# im back



## erikwithak (Feb 3, 2009)

so, im not really new here, but i havent posted in like, a year

so i figured i would reintroduce myself

im erik, i live in south central CT, and im a sound guy

ive been doing sound for 10 years now, in middle and high school theatre, community theatre, and a local concert venue

currently im in retail management...NOT audio engineering...and it sucks! so im looking for another sound job in the area

but till then, hopefully i'll stick around this time, and continue to absorb the wealth of information that is here


----------



## lieperjp (Feb 3, 2009)

Welcome back! Stick around this time, will ya? 
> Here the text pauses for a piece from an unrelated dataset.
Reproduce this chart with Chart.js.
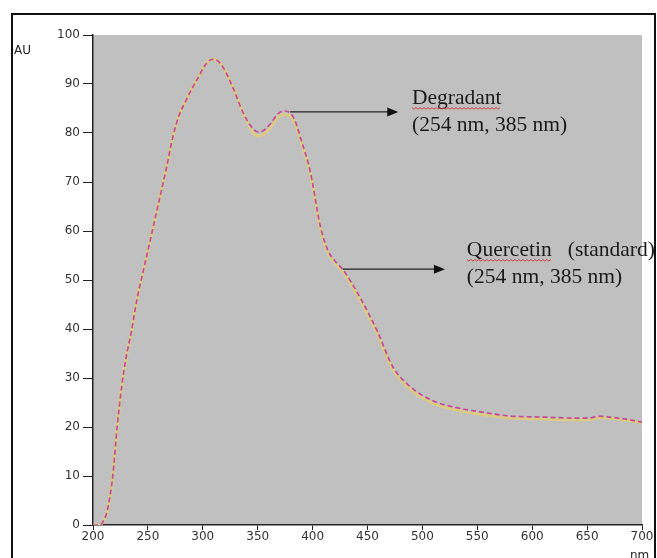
<!DOCTYPE html>
<html>
<head>
<meta charset="utf-8">
<script src="https://cdn.jsdelivr.net/npm/chart.js@4"></script>
<style>
  html, body { margin: 0; padding: 0; background: #fff; }
  #wrap { width: 657px; height: 558px; }
</style>
</head>
<body>
<div id="wrap"><canvas id="uvChart" width="657" height="558"></canvas></div>
<script>
// wavelength (nm)
const wavelengths = [200, 206, 210, 213, 218, 222, 226, 230, 235, 240, 247, 258, 267, 273, 279, 284, 290, 295, 302, 308, 313, 318,
  327, 337, 346, 351, 356, 362, 368, 373, 379, 384, 389, 398, 407, 414, 420, 428, 443, 459, 473, 489,
  510, 530, 550, 577, 613, 640, 650, 662, 671, 685, 700];

// absorbance (AU)
const degradant = [0, 0, 1, 3, 10, 20, 28, 34, 39.5, 46, 53, 64, 73, 79.5, 84, 86.3, 89, 91, 93.8, 95, 94.8, 93.6,
  89.5, 84, 80.8, 80.2, 80.6, 82, 83.8, 84.5, 84.2, 82.5, 79, 72, 61, 56, 54, 52, 46.5, 39.5, 32.3, 28.2,
  25.3, 24, 23.2, 22.3, 22, 21.8, 21.8, 22.2, 22, 21.6, 21];
const quercetin = [0, 0, 1, 3, 10, 20, 28, 34, 39.5, 46, 53, 64, 73, 79.5, 84, 86.3, 89, 91, 93.8, 95, 94.8, 93.6,
  89.5, 84, 80, 79.4, 79.8, 81.2, 83, 83.8, 83.6, 82, 78.6, 71.6, 60.6, 55.6, 53.6, 51.6, 46, 39, 31.8, 27.7,
  24.8, 23.5, 22.7, 21.9, 21.6, 21.5, 21.5, 21.9, 21.8, 21.4, 20.8];

const yTicks = [0, 10, 20, 30, 40, 50, 60, 70, 80, 90, 100];
const xTicks = [200, 250, 300, 350, 400, 450, 500, 550, 600, 650, 700];

// annotation anchors in data units
const notes = [
  { from: [379.5, 84.3], to: 478, text: ["Degradant", "(254 nm, 385 nm)"], tx: 490.5, ty: 86, squiggle: "Degradant" },
  { from: [427.5, 52.2], to: 520.5, text: ["Quercetin   (standard)", "(254 nm, 385 nm)"], tx: 540.5, ty: 55, squiggle: "Quercetin" }
];

const tickFont = { family: "'DejaVu Sans', Verdana, sans-serif", size: 12 };

const frame = {
  id: "frame",
  beforeDraw(chart) {
    const { ctx, chartArea: a } = chart;
    ctx.save();
    ctx.fillStyle = "#c0c0c0";
    ctx.fillRect(a.left, a.top, a.right - a.left, a.bottom - a.top);
    ctx.restore();
  },
  afterDraw(chart) {
    const { ctx, scales } = chart;
    const x = scales.x, y = scales.y;
    ctx.save();
    // outer box
    ctx.strokeStyle = "#111";
    ctx.lineWidth = 2;
    ctx.strokeRect(12, 14, 643, 600);
    // axis titles
    ctx.fillStyle = "#222";
    ctx.font = "12px 'DejaVu Sans', Verdana, sans-serif";
    ctx.textBaseline = "middle";
    ctx.textAlign = "left";
    ctx.fillText("AU", 14, 51);
    ctx.fillText("nm", 630, 556);
    // annotations
    notes.forEach(n => {
      const x0 = x.getPixelForValue(n.from[0]);
      const y0 = y.getPixelForValue(n.from[1]);
      const x1 = x.getPixelForValue(n.to);
      ctx.strokeStyle = "#222";
      ctx.fillStyle = "#111";
      ctx.lineWidth = 1.2;
      ctx.beginPath();
      ctx.moveTo(x0, y0);
      ctx.lineTo(x1 - 9, y0);
      ctx.stroke();
      ctx.beginPath();
      ctx.moveTo(x1, y0);
      ctx.lineTo(x1 - 11, y0 - 4.5);
      ctx.lineTo(x1 - 11, y0 + 4.5);
      ctx.closePath();
      ctx.fill();

      const tx = x.getPixelForValue(n.tx);
      const ty = y.getPixelForValue(n.ty);
      ctx.font = "21.5px 'Liberation Serif', 'Times New Roman', serif";
      ctx.textBaseline = "alphabetic";
      ctx.fillStyle = "#1a1a1a";
      ctx.fillText(n.text[0], tx, ty);
      ctx.fillText(n.text[1], tx, ty + 27);
      // spell-check squiggle
      const w = ctx.measureText(n.squiggle).width;
      ctx.strokeStyle = "#d02020";
      ctx.lineWidth = 0.8;
      ctx.beginPath();
      for (let i = 0; i <= w; i += 2) {
        const yy = ty + 4 + ((i / 2) % 2 === 0 ? 0 : 1.6);
        if (i === 0) ctx.moveTo(tx + i, yy); else ctx.lineTo(tx + i, yy);
      }
      ctx.stroke();
    });
    ctx.restore();
  }
};

const toPoints = vals => wavelengths.map((w, i) => ({ x: w, y: vals[i] }));

new Chart(document.getElementById("uvChart"), {
  type: "line",
  data: {
    datasets: [
      {
        label: "Degradant",
        data: toPoints(degradant),
        borderColor: "#c24a98",
        borderWidth: 1.7,
        borderDash: [5, 3],
        pointRadius: 0,
        cubicInterpolationMode: "monotone"
      },
      {
        label: "Quercetin (standard)",
        data: toPoints(quercetin),
        borderColor: "#dccb86",
        borderWidth: 3,
        pointRadius: 0,
        cubicInterpolationMode: "monotone"
      }
    ]
  },
  options: {
    responsive: false,
    animation: false,
    layout: { padding: { left: 0, top: 35, right: 15, bottom: 0 } },
    plugins: { legend: { display: false }, tooltip: { enabled: false } },
    scales: {
      x: {
        type: "linear",
        min: 200,
        max: 700,
        afterBuildTicks: s => { s.ticks = xTicks.map(v => ({ value: v })); },
        afterFit: s => { s.height = 33; },
        grid: { drawOnChartArea: false, drawTicks: true, tickLength: 5, color: "#222" },
        border: { color: "#222", width: 1.5 },
        ticks: { color: "#333", font: tickFont, padding: 0, maxRotation: 0 }
      },
      y: {
        min: 0,
        max: 100,
        afterBuildTicks: s => { s.ticks = yTicks.map(v => ({ value: v })); },
        afterFit: s => { s.width = 93; },
        grid: { drawOnChartArea: false, drawTicks: true, tickLength: 10, color: "#222" },
        border: { color: "#222", width: 1.5 },
        ticks: { color: "#333", font: tickFont, padding: 3 }
      }
    }
  },
  plugins: [frame]
});
</script>
</body>
</html>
Have you tried BackstageJobs.com?


----------



## erikwithak (Feb 3, 2009)

id like to stick around this time, idk why i disappeared last time, lol

and thanks for the link, ill check it out

edit: just checked backstage jobs...only 2 sound jobs in CT right now, one for a counselor, and the other 2 hours away  but ill keep it bookmarked to look for more


----------



## derekleffew (Feb 3, 2009)

Foxwoods and Mohegan Sun?


----------



## erikwithak (Feb 3, 2009)

they're both over an hour away unfortunately


----------



## gafftaper (Feb 4, 2009)

Welcome Back Erik! 

I don't want to sound rude, but if you want to work in this field you usually have to be willing to move to where the work is. Yes there are exceptions, but most of us end up moving to a larger city or with a long commute to find a good gig.


----------



## erikwithak (Feb 4, 2009)

yea, i'm hoping to move to NYC someday, but i(like alot of the country) am a little financially unstable at the moment, so i need to find something close-ish


----------